The present study was intended as a proof-of-concept, namely the preliminary development and demonstration of an industrial CFD-based prediction tool to simulate the distortion and breakup of water droplets induced by the passage of a shock wave. Following a two-dimensional unsteady RANS approach, CFD analysis of the early stages of the plane shock wave interaction with a cylindrical water column was performed. The computational method was able to reproduce shock tube flow conditions, as well as distortion and incipient breakup features observed in experiments. An acceptably accurate prediction of the interface deformation was achieved. Both stages of the process, which were water cylinder flattening and sheet shearing at the droplet equator, were correctly reproduced.

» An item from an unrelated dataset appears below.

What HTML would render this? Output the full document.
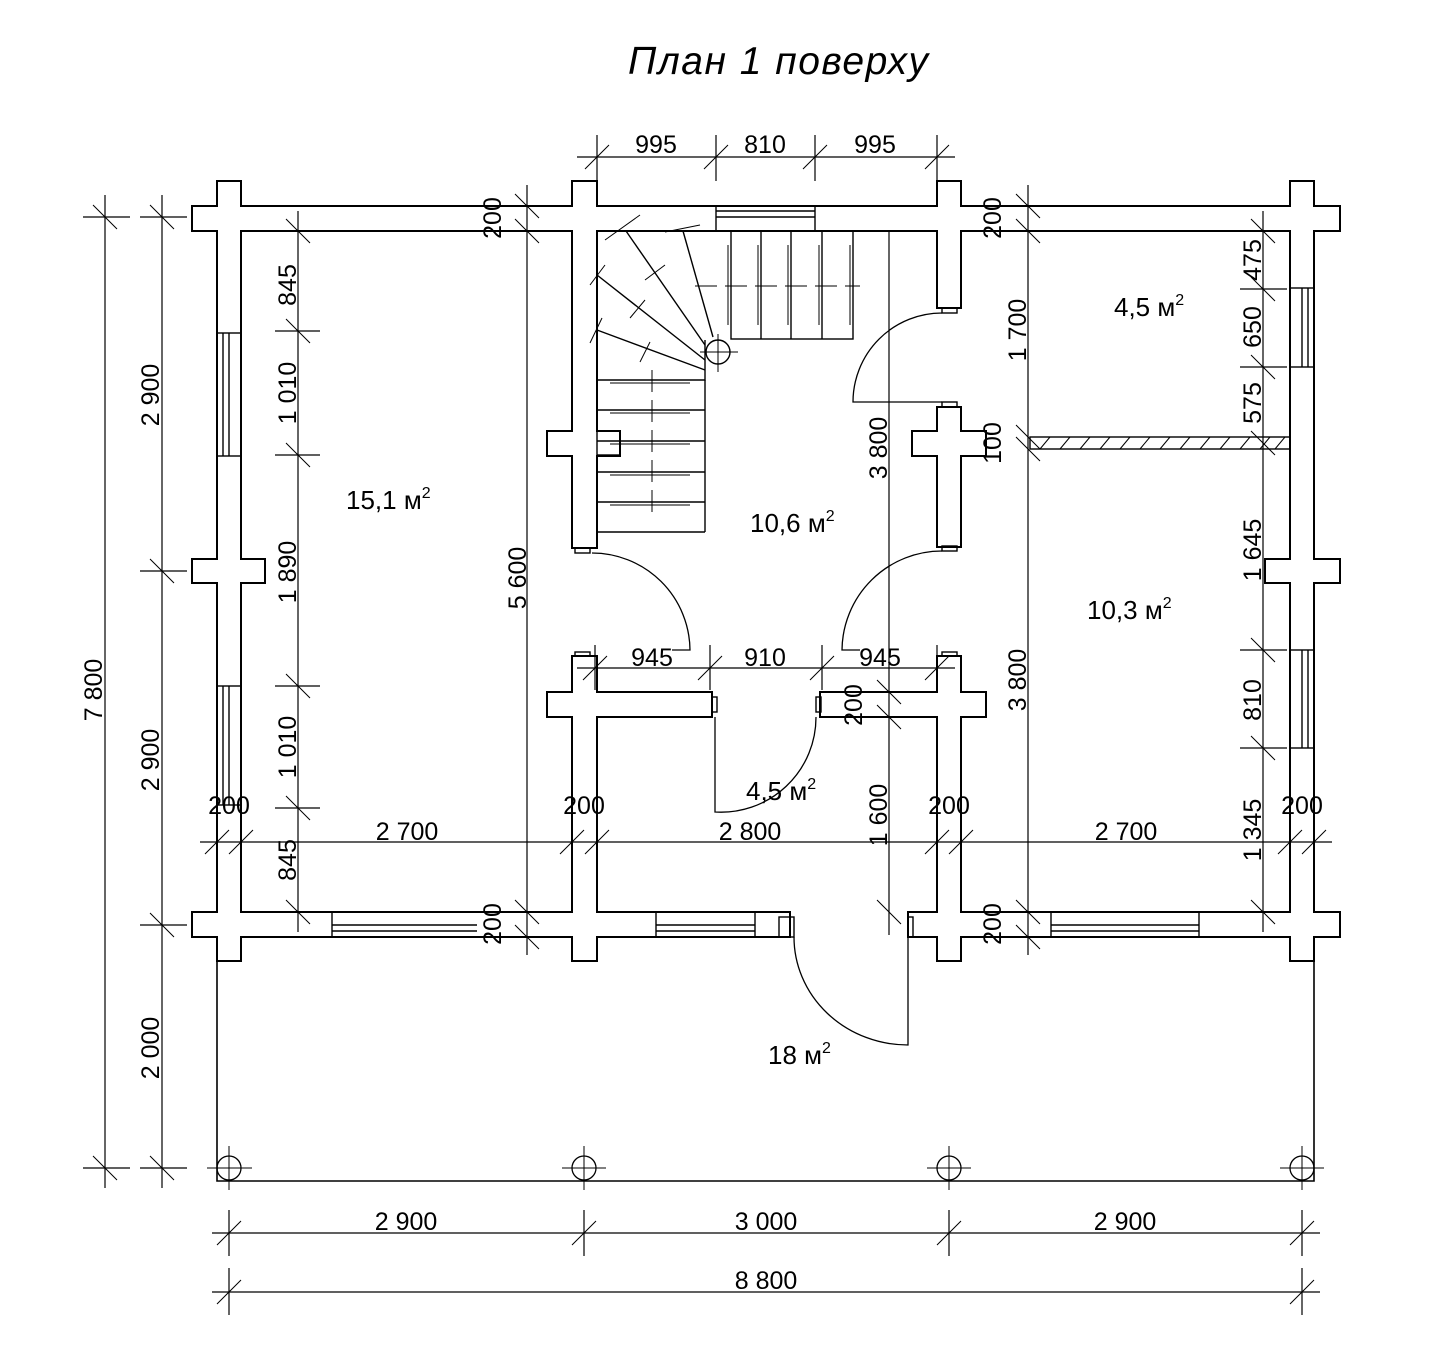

In fact, the present results were in good agreement, both qualitatively and quantitatively, with reference solutions provided by high-resolution numerical studies.

Definitely, there remains a possibility of developing more sophisticated computational models for this particular gas dynamics application, depending on the level of accuracy that is required and the computational cost that is affordable to industrial researchers. Following the pioneering studies in [15,32], for example, one chance would be using wavelet-based adaptive numerical methods [33,34]. This innovative methodology, which exploits the wavelet transform to dynamically and automatically adjust the grid resolution to the local flow conditions, has been recently further developed for wall-bounded supersonic flows [35]. Wavelet-based adaptive unsteady RANS modeling procedures [36,37,38] could be possibly explored in the present context. Moreover, in order to simulate the appearance and dynamics of microdroplets during the breaking-up process, VOF-Lagrangian hybrid methods [39] could be used in the framework of either the present industrial CFD modeling or the wavelet-based approach [40].